■ **TASK DETAILS**:
Write out the material again exactly, please, and omit the pictures.

--- --- ---

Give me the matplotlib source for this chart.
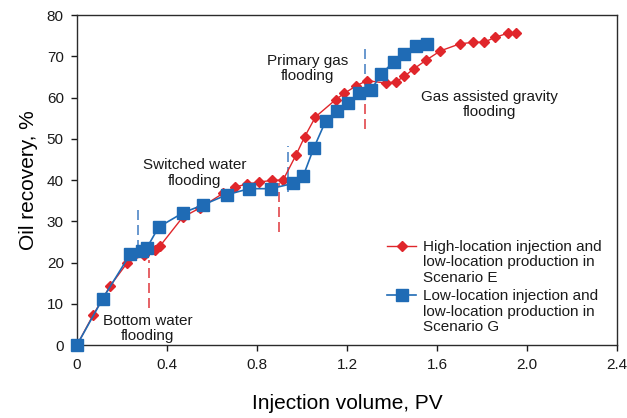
import numpy as np
import matplotlib
matplotlib.use("Agg")
import matplotlib.pyplot as plt
from matplotlib.legend_handler import HandlerLine2D

plt.rcParams['font.family'] = ['Liberation Sans', 'DejaVu Sans']

# ---- data ----
red_x = [0, 0.072, 0.147, 0.223, 0.298, 0.347, 0.369, 0.47, 0.546, 0.650, 0.702, 0.754,
         0.808, 0.865, 0.916, 0.973, 1.012, 1.060, 1.150, 1.188, 1.240, 1.288, 1.372,
         1.417, 1.454, 1.496, 1.553, 1.615, 1.701, 1.762, 1.808, 1.860, 1.915, 1.952]
red_y = [0, 7.3, 14.3, 19.9, 21.9, 23.1, 24.0, 31.0, 33.2, 36.8, 38.3, 39.0,
         39.5, 39.9, 40.0, 46.0, 50.5, 55.3, 59.5, 61.0, 62.8, 64.1, 63.5,
         63.8, 65.1, 66.9, 69.1, 71.3, 73.0, 73.4, 73.4, 74.6, 75.6, 75.7]

blue_x = [0, 0.114, 0.236, 0.287, 0.310, 0.363, 0.473, 0.562, 0.665, 0.765, 0.862, 0.962,
          1.005, 1.052, 1.106, 1.157, 1.205, 1.254, 1.305, 1.353, 1.408, 1.455, 1.505, 1.557]
blue_y = [0, 11.2, 22.0, 22.7, 23.5, 28.6, 32.1, 34.0, 36.4, 37.9, 37.9, 39.2,
          40.9, 47.7, 54.4, 56.8, 58.6, 61.2, 61.7, 65.7, 68.7, 70.6, 72.6, 73.0]

# stage boundaries (x, ymin, ymax)
blue_div_x = [0.272, 0.937, 1.279]
blue_div_lo = [23.0, 37.0, 62.0]
blue_div_hi = [33.2, 48.2, 72.8]
red_div_x = [0.321, 0.898, 1.279]
red_div_lo = [9.0, 27.5, 52.3]
red_div_hi = [20.6, 39.3, 62.5]

stage_labels = ["Bottom water\nflooding", "Switched water\nflooding",
                "Primary gas\nflooding", "Gas assisted gravity\nflooding"]
stage_x = [0.313, 0.522, 1.023, 1.832]
stage_y = [4.1, 41.7, 67.0, 58.2]

label_red = "High-location injection and\nlow-location production in\nScenario E"
label_blue = "Low-location injection and\nlow-location production in\nScenario G"

x_ticks = [0, 0.4, 0.8, 1.2, 1.6, 2.0, 2.4]
x_ticklabels = ["0", "0.4", "0.8", "1.2", "1.6", "2.0", "2.4"]
y_ticks = [0, 10, 20, 30, 40, 50, 60, 70, 80]

RED = "#E0262B"
BLUE = "#1F6BB5"
RED_D = "#E2474B"
BLUE_D = "#4F86C6"

fig = plt.figure(figsize=(6.27, 4.18), dpi=100)
ax = fig.add_axes([0.1228, 0.1746, 0.8612, 0.7895])

ax.vlines(blue_div_x, blue_div_lo, blue_div_hi, colors=BLUE_D, linestyles=(0, (6, 3)), lw=1.2, zorder=1)
ax.vlines(red_div_x, red_div_lo, red_div_hi, colors=RED_D, linestyles=(0, (6, 3)), lw=1.2, zorder=1)

lr, = ax.plot(red_x, red_y, color=RED, marker='D', markersize=5.2, lw=1.0, label=label_red,
              zorder=3, clip_on=False)
lb, = ax.plot(blue_x, blue_y, color=BLUE, marker='s', markersize=8.2, lw=1.2, label=label_blue,
              zorder=4, clip_on=False)

for s, x, y in zip(stage_labels, stage_x, stage_y):
    ax.text(x, y, s, ha='center', va='center', fontsize=11, linespacing=1.1, color='#1a1a1a', zorder=5)

ax.set_xlim(0, 2.4)
ax.set_ylim(0, 80)
ax.set_xticks(x_ticks)
ax.set_xticklabels(x_ticklabels)
ax.set_yticks(y_ticks)
ax.tick_params(direction='out', length=4.5, width=1, labelsize=11, colors='#1a1a1a', pad=5)
for sp in ax.spines.values():
    sp.set_color('#2b2b2b')
    sp.set_linewidth(1.0)

ax.set_xlabel("Injection volume, PV", fontsize=15, labelpad=16)
ax.set_ylabel("Oil recovery, %", fontsize=15, labelpad=6)


class TopHandler(HandlerLine2D):
    def create_artists(self, legend, orig_handle, xdescent, ydescent, width, height, fontsize, trans):
        arts = super().create_artists(legend, orig_handle, xdescent, ydescent, width, height, fontsize, trans)
        for a in arts:
            a.set_ydata(np.asarray(a.get_ydata()) + 1.1 * fontsize)
        return arts


leg = ax.legend(handles=[lr, lb], loc='upper left', bbox_to_anchor=(0.5735, 0.318),
                frameon=False, fontsize=11, handlelength=1.95, handletextpad=0.42,
                labelspacing=0.3, borderpad=0, borderaxespad=0,
                handler_map={lr: TopHandler(), lb: TopHandler()})
for t in leg.get_texts():
    t.set_linespacing(1.12)
    t.set_color('#1a1a1a')

fig.savefig("out.png", dpi=100)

--- --- ---

■ **ANSWER BELOW**:
Give me the matplotlib source for this chart.
import numpy as np
import matplotlib
matplotlib.use("Agg")
import matplotlib.pyplot as plt
from matplotlib.legend_handler import HandlerLine2D

plt.rcParams['font.family'] = ['Liberation Sans', 'DejaVu Sans']

# ---- data ----
red_x = [0, 0.072, 0.147, 0.223, 0.298, 0.347, 0.369, 0.47, 0.546, 0.650, 0.702, 0.754,
         0.808, 0.865, 0.916, 0.973, 1.012, 1.060, 1.150, 1.188, 1.240, 1.288, 1.372,
         1.417, 1.454, 1.496, 1.553, 1.615, 1.701, 1.762, 1.808, 1.860, 1.915, 1.952]
red_y = [0, 7.3, 14.3, 19.9, 21.9, 23.1, 24.0, 31.0, 33.2, 36.8, 38.3, 39.0,
         39.5, 39.9, 40.0, 46.0, 50.5, 55.3, 59.5, 61.0, 62.8, 64.1, 63.5,
         63.8, 65.1, 66.9, 69.1, 71.3, 73.0, 73.4, 73.4, 74.6, 75.6, 75.7]

blue_x = [0, 0.114, 0.236, 0.287, 0.310, 0.363, 0.473, 0.562, 0.665, 0.765, 0.862, 0.962,
          1.005, 1.052, 1.106, 1.157, 1.205, 1.254, 1.305, 1.353, 1.408, 1.455, 1.505, 1.557]
blue_y = [0, 11.2, 22.0, 22.7, 23.5, 28.6, 32.1, 34.0, 36.4, 37.9, 37.9, 39.2,
          40.9, 47.7, 54.4, 56.8, 58.6, 61.2, 61.7, 65.7, 68.7, 70.6, 72.6, 73.0]

# stage boundaries (x, ymin, ymax)
blue_div_x = [0.272, 0.937, 1.279]
blue_div_lo = [23.0, 37.0, 62.0]
blue_div_hi = [33.2, 48.2, 72.8]
red_div_x = [0.321, 0.898, 1.279]
red_div_lo = [9.0, 27.5, 52.3]
red_div_hi = [20.6, 39.3, 62.5]

stage_labels = ["Bottom water\nflooding", "Switched water\nflooding",
                "Primary gas\nflooding", "Gas assisted gravity\nflooding"]
stage_x = [0.313, 0.522, 1.023, 1.832]
stage_y = [4.1, 41.7, 67.0, 58.2]

label_red = "High-location injection and\nlow-location production in\nScenario E"
label_blue = "Low-location injection and\nlow-location production in\nScenario G"

x_ticks = [0, 0.4, 0.8, 1.2, 1.6, 2.0, 2.4]
x_ticklabels = ["0", "0.4", "0.8", "1.2", "1.6", "2.0", "2.4"]
y_ticks = [0, 10, 20, 30, 40, 50, 60, 70, 80]

RED = "#E0262B"
BLUE = "#1F6BB5"
RED_D = "#E2474B"
BLUE_D = "#4F86C6"

fig = plt.figure(figsize=(6.27, 4.18), dpi=100)
ax = fig.add_axes([0.1228, 0.1746, 0.8612, 0.7895])

ax.vlines(blue_div_x, blue_div_lo, blue_div_hi, colors=BLUE_D, linestyles=(0, (6, 3)), lw=1.2, zorder=1)
ax.vlines(red_div_x, red_div_lo, red_div_hi, colors=RED_D, linestyles=(0, (6, 3)), lw=1.2, zorder=1)

lr, = ax.plot(red_x, red_y, color=RED, marker='D', markersize=5.2, lw=1.0, label=label_red,
              zorder=3, clip_on=False)
lb, = ax.plot(blue_x, blue_y, color=BLUE, marker='s', markersize=8.2, lw=1.2, label=label_blue,
              zorder=4, clip_on=False)

for s, x, y in zip(stage_labels, stage_x, stage_y):
    ax.text(x, y, s, ha='center', va='center', fontsize=11, linespacing=1.1, color='#1a1a1a', zorder=5)

ax.set_xlim(0, 2.4)
ax.set_ylim(0, 80)
ax.set_xticks(x_ticks)
ax.set_xticklabels(x_ticklabels)
ax.set_yticks(y_ticks)
ax.tick_params(direction='out', length=4.5, width=1, labelsize=11, colors='#1a1a1a', pad=5)
for sp in ax.spines.values():
    sp.set_color('#2b2b2b')
    sp.set_linewidth(1.0)

ax.set_xlabel("Injection volume, PV", fontsize=15, labelpad=16)
ax.set_ylabel("Oil recovery, %", fontsize=15, labelpad=6)


class TopHandler(HandlerLine2D):
    def create_artists(self, legend, orig_handle, xdescent, ydescent, width, height, fontsize, trans):
        arts = super().create_artists(legend, orig_handle, xdescent, ydescent, width, height, fontsize, trans)
        for a in arts:
            a.set_ydata(np.asarray(a.get_ydata()) + 1.1 * fontsize)
        return arts


leg = ax.legend(handles=[lr, lb], loc='upper left', bbox_to_anchor=(0.5735, 0.318),
                frameon=False, fontsize=11, handlelength=1.95, handletextpad=0.42,
                labelspacing=0.3, borderpad=0, borderaxespad=0,
                handler_map={lr: TopHandler(), lb: TopHandler()})
for t in leg.get_texts():
    t.set_linespacing(1.12)
    t.set_color('#1a1a1a')

fig.savefig("out.png", dpi=100)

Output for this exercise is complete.